14. The Recurrent genital herpes quality of life measure (RGHQoL) was developed in 1998 by Galen Research in order to assess the impact recurrent genital herpes has on quality of life. It has been used in clinical trials investigating famciclovir, suppressive antiviral therapy and patient perspectives and quality of life.
- Growth hormone deficiency. The Quality of Life Assessment of Growth Hormone Deficiency in Adults Measure (QoL-AGHDA) was developed by Galen Research and measures the effect growth hormone deficiency has on adult patients. The QoL-AGHDA has been used in numerous clinical practice and research studies worldwide and is also utilized by the Pfizer International Metabolic Database (KIMS) and the National Institute for Health and Care Excellence (NICE) in the UK.
- Kidney disease. The Kidney Disease Quality of Life (KD-QOL) Instrument was developed in 1994 by the RAND corporation. It has been utilized in studies investigating thirst and xerostomia in maintenance hemodialysis patients, different types of dialysis and quality of life in hemodialysis patients.
- Migraine. The Migraine Specific Quality of Life (MSQoL) was funded by the Wellcome Foundation and developed by Galen Research, as part of an international research study which was conducted in eight countries, with initial work conducted in the UK and US. It has been used to assess the effect of nadolol and topiramate, regular water intake and using migraine patients as trainers in preventive attack management.
- Multiple sclerosis. The Patient Reported Outcome Indices for Multiple Sclerosis (PRIMUS) was developed in 2009 by Galen Research and funded by Novartis Pharmaceuticals. The PRIMUS has been used to assess the efficacy of fingolimod and rivastigmine. and has been translated into ten different languages.
- Osteoarthritis. The Osteoarthritis Quality of Life (OAQOL) questionnaire was published in 2008 and was developed at the University of Leeds, the University of Lancashire and Galen Research. It has been used in clinical studies investigating prednisolone, methotrexate and hydroxychloroquine.
- Pachyonychia Congenita. The Pachyonychia Congenita Quality of Life (PCQoL) was developed in 2012 to determine the effect Pachyonychia Congenita has on a patient's quality of life.
- Rheumatoid arthritis. The Rheumatoid Arthritis Quality of Life (RAQoL) questionnaire determines the effect rheumatoid arthritis has on a patient's quality of life. The RAQoL has 30 items with a yes and no response format and takes about six minutes to complete. The RAQoL has been used in clinical studies in order to confirm the efficacy of tocilizumab and infliximab.
- Pulmonary hypertension. The Cambridge Pulmonary Hypertension Outcome Review (CAMPHOR) is a disease-specific measure which assesses quality of life of patients with pulmonary hypertension. It was developed in 2006 and has since been translated into fourteen different languages. The CAMPHOR has been utilized in clinical trials which investigate the effects of treprostinil, as well as trials which investigate sildenafil.

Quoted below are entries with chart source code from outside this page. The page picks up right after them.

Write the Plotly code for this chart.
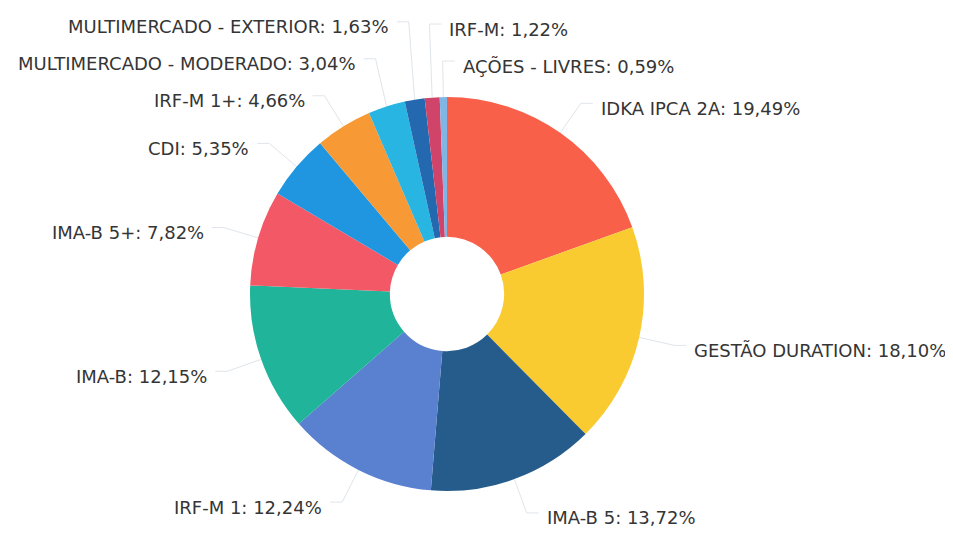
import math
import plotly.graph_objects as go

labels = ["IDKA IPCA 2A", "GESTÃO DURATION", "IMA-B 5", "IRF-M 1", "IMA-B", "IMA-B 5+",
          "CDI", "IRF-M 1+", "MULTIMERCADO - MODERADO", "MULTIMERCADO - EXTERIOR",
          "IRF-M", "AÇÕES - LIVRES"]
values = [19.49, 18.10, 13.72, 12.24, 12.15, 7.82, 5.35, 4.66, 3.04, 1.63, 1.22, 0.59]
colors = ["#F8604A", "#F9CB30", "#255C8C", "#5A80D0", "#20B49A", "#F25866",
          "#2196E0", "#F79A35", "#29B5E2", "#2469B0", "#D0446A", "#7FB6E6"]

# ---- geometry (pixels, figure coordinates) ----
W, H = 953, 534
CX, CY, R = 439, 286, 197
L1, L2, GAP, SPACING, TEXT_DY = 36, 12, 6, 37, 5
TOP_RIGHT_DEG = 8  # labels this close to the top go to the right side

fig = go.Figure()

fig.add_trace(go.Pie(
    labels=labels, values=values, sort=False, direction="clockwise", rotation=0,
    hole=0.29, marker=dict(colors=colors, line=dict(width=0)),
    textinfo="none", showlegend=False, hoverinfo="label+percent",
    domain=dict(x=[(CX - R) / W, (CX + R) / W], y=[1 - (CY + R) / H, 1 - (CY - R) / H]),
))

# compute label placement from the data
total = sum(values)
items = []
cum = 0.0
for lab, v in zip(labels, values):
    mid = (cum + v / 2) / total * 360.0
    cum += v
    a = math.radians(mid)
    side = 1 if (mid < 180 or mid > 360 - TOP_RIGHT_DEG) else -1
    signed = mid if mid <= 180 else mid - 360
    ex, ey = CX + R * math.sin(a), CY - R * math.cos(a)
    mx, my = CX + (R + L1) * math.sin(a), CY - (R + L1) * math.cos(a)
    items.append(dict(label=lab, value=v, side=side, mid=mid, signed=signed,
                      ex=ex, ey=ey, mx=mx, y=my))

for side in (1, -1):
    grp = [it for it in items if it["side"] == side]
    # order top -> bottom
    if side == 1:
        grp.sort(key=lambda it: it["signed"])
    else:
        grp.sort(key=lambda it: it["mid"], reverse=True)
    # push upwards from the bottom to avoid overlaps
    for i in range(len(grp) - 2, -1, -1):
        grp[i]["y"] = min(grp[i]["y"], grp[i + 1]["y"] - SPACING)

annotations = []
for it in items:
    s = it["side"]
    x2 = it["mx"] + s * L2
    fig.add_trace(go.Scatter(
        x=[it["ex"], it["mx"], x2], y=[it["ey"], it["y"], it["y"]],
        mode="lines", line=dict(color="#dfe5ea", width=1),
        hoverinfo="skip", showlegend=False,
    ))
    txt = f"{it['label']}: {it['value']:.2f}".replace(".", ",") + "%"
    annotations.append(dict(
        x=x2 + s * GAP, y=it["y"] + TEXT_DY, xref="x", yref="y",
        text=txt, showarrow=False, xanchor="left" if s == 1 else "right", yanchor="middle",
        font=dict(family="DejaVu Sans", size=18, color="#353535"),
    ))

fig.update_layout(
    width=W, height=H, margin=dict(l=0, r=0, t=0, b=0),
    paper_bgcolor="white", plot_bgcolor="white",
    xaxis=dict(range=[0, W], visible=False, fixedrange=True),
    yaxis=dict(range=[H, 0], visible=False, fixedrange=True),
    annotations=annotations,
)
fig.write_html("out.html")
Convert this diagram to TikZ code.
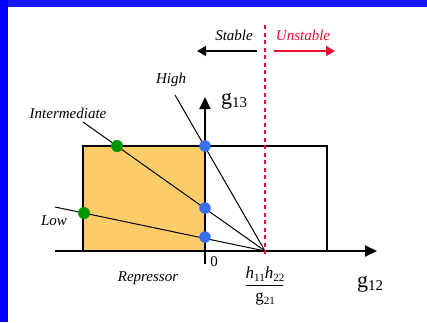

- Psoriasis. The Psoriasis Index of Quality of Life (PSORIQOL) was the first psoriasis specific quality of life questionnaire. It was developed in 2003 by Galen Research and has been translated into 10 languages. The PSORIQOL has been recognized by the National Institute for Health and Care Excellence (NICE) as a suitable tool for assessing disease impact and has also been used in clinical studies.
- Psoriatic arthritis. The Psoriatic Arthritis Quality of Life (PsAQoL) measures the effect that psoriatic arthritis has on a patient's quality of life. It is a self-administered, 20-item questionnaire that takes about three minutes to complete. It has been translated into 30 languages and used to evaluate infliximab and adalimumab.
- Scars. The Patient-Reported Impact of Scars Measure (PRISM) was developed in 2010 by Galen Research and was the first scar specific patient-reported outcome measure. It consists of two scales: one with 24 items for quality of life, and one with 13 items for symptoms.
- Systemic lupus erythematosus. The Systemic Lupus Erythematosus Quality of Life measure (L-QoL or SLEQoL) was published in 2009 by Galen Research and was funded by the Arthritis Research Campaign. It has been evaluated in two medical research studies.